Serious training started about six weeks out from the race. I was doing Long Distance Runs (LDRs) on Mondays, and tapering my runs down to 50% of whatever the LDR for that week was. My first week, my LDR was about 8 miles of continuous running, which was taking me about an hour to complete. I'd take a day off and do more running on Wednesday and Thursday, Friday would be my SDR (S for "Short"). I'd rest all weekend, and get back at it on Monday, increasing my time and distances.
Two weeks out from the race, I decided to try for the full marathon distance of 26.2 miles. The course took me through three towns on Cape, and a little over 3 and a half hours of (somewhat continuous) running.
Meanwhile, my feet and legs were paying the price for my ambitions.

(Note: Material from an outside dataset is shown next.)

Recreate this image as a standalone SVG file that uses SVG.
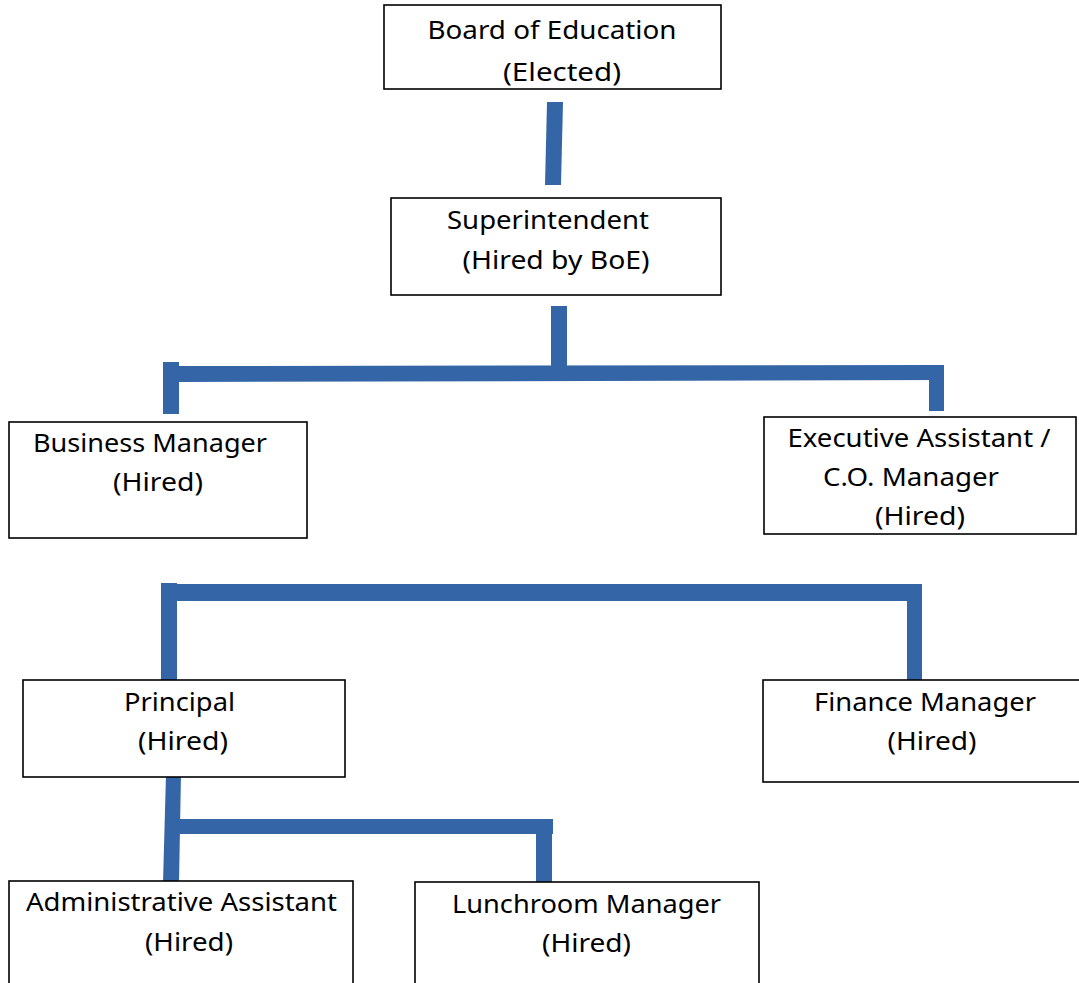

I've lost three toe nails, was forced to "bleed" both my big toenails just to save them, plus my left knee is sore from the road impact. I also went through two pairs of running shoes, a pair of Nike racing flats that lasted about 100 miles, and a pair of Brooks Ravannas that I had to give up on because one foot is slightly longer than the other, and was paying a pretty hefty price for the workouts.
There would be days I wouldn't be able to sit down and get up, because my hamstrings would be shot.
While all of this was going on, I was still in the gym three to four days a week, with hour long weight training sessions.
Race day finally arrived, coincidentally on my birthday. At 29 years old, I was running my first marathon. Even I thought this was crazy.
A friend of ours came up from New Orleans. She's big into the Ironman Triathlon series and plans on doing her first "Half Ironman" next summer. Her and Jill took to the sidelines while I stuffed GU gels and little packets of lube into the tiny pockets on my running jersey.
With bib number attached, sunglasses firmly on face, I waded into the teeming crowd of runners on Main St in Falmouth, right by the village's green. All around me people were popping up and down, warming up their legs, checking their digital watches to time themselves, jabbering in that nervous energetic way we all do when our adrenaline starts to spike out.
I was relatively calm in this sea of athletes, and just stood, shifting my weight from foot to foot, shaking out my arms. Also, since it was Halloween as well, plenty of people decided to get into the spirit of the holiday and dress up. Around me was the occasional ghoul, or devil, or slutty bumblebee.
The race coordinator started the countdown a minute out. A member of the local clergy said a prayer, and at exactly 830 on the nearby digital bank clock, a loud canon blasted off, and the race was officially underway.
Unlike most of the track events I've competed in from high school, there was no mad trample of people, or even a sprint out of the gate. This giant wave of human flesh kind of just shuffled forward out of the gate. As things spread out a little, our pace increased, and soon before long I was running down Main Street to the cheers of well wishers and onlookers.
The first half of the race was a cake walk; all level and flat, paved, a few downhills but nothing serious. But almost instantly I found the people who bit off more than they could chew. Relay runners (the marathon hosts a relay that's run concurrent to the race itself) were dropping left and right, the victims of charging out of the gate at too fast a pace.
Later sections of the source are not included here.